Là, au pieds du mur, un groupe d’homme se rassemble autour d’un jeu de Majong, plus loin on croisera une charrue qui transportait du purin à raz bord nous forçant un bouchage de nez pendant 10 minutes, ce sera ensuite à l’âne-frustré de faire son entrée en scène. Un âne attaché à un arbre avec si peu de mou qu’il ne pouvait même pas brouter l’herbe à ses pieds. Il arracha la pitié de Florent qui désherba le secteur pour lui. 

La charrue qui pue!
Deux ânes se tenant compagnie.
Puis, une mélodie. Un chanteur ? ah non c’est un vendeur de pommes ambulant. A une vingtaine de mètres, la mélodie s’arrête. Un client s’approvisionne à ce cycliste-marchand, et la mélodie reprend de plus belle. Que chante-t-il ? Une ode à ses pommes ? On l’imagine aisément : « Je vends des pommes, des pommes bien mures, ce sont mes pommes, un produit sure, je vends des pommes… ». 
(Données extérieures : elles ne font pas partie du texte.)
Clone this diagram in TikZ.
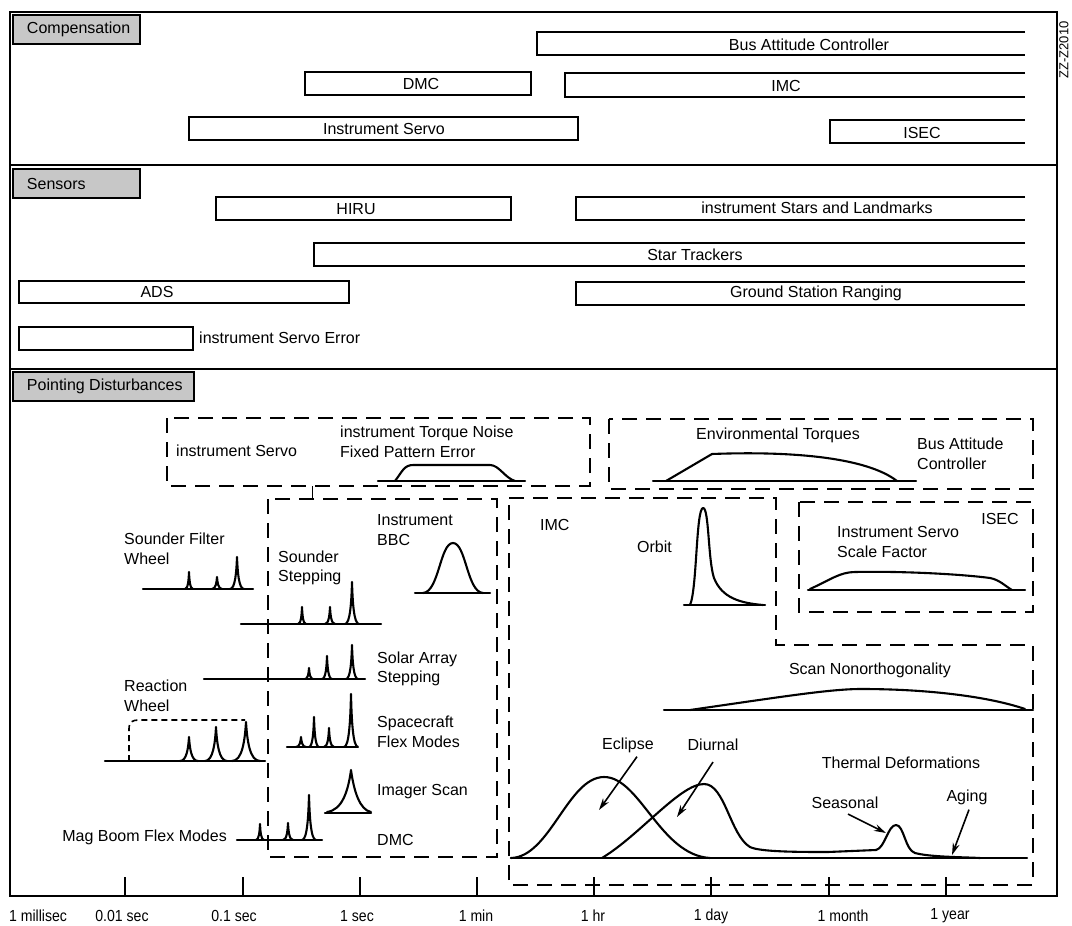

le chanteur-vendeur de pommes
Au gré de la marche dans les rues isolées, les pommes sont remplacées, non plus de manière sonore mais de manière olfactive, par la cuisson de tofu puant. Une odeur capable de vous donner des hauts le cœur ; une odeur capable de faire saliver plus d’un chinois… Ahh oui c’est sure, tous les gouts sont dans la nature !

Encore une soirée dans cette ville sortie tout droit du lotus bleu et au petit matin à l’heure ou blanchit la campagne nous partirons, pour l’un des voyage les plus agréable: le TGV chinois. 3 heures pour 600 km. On retrouvait un court instant une notion française de ce qu’est, un trajet rondement mené.
Le petit plus des TGV chinois : un très grand espace pour vos jambes.

Le petit (gros) moins: ça reste un compartiment de roteurs, de racleurs de george, et de bailleurs-hurleurs (parce qu’on ne change pas une équipe qui gagne !).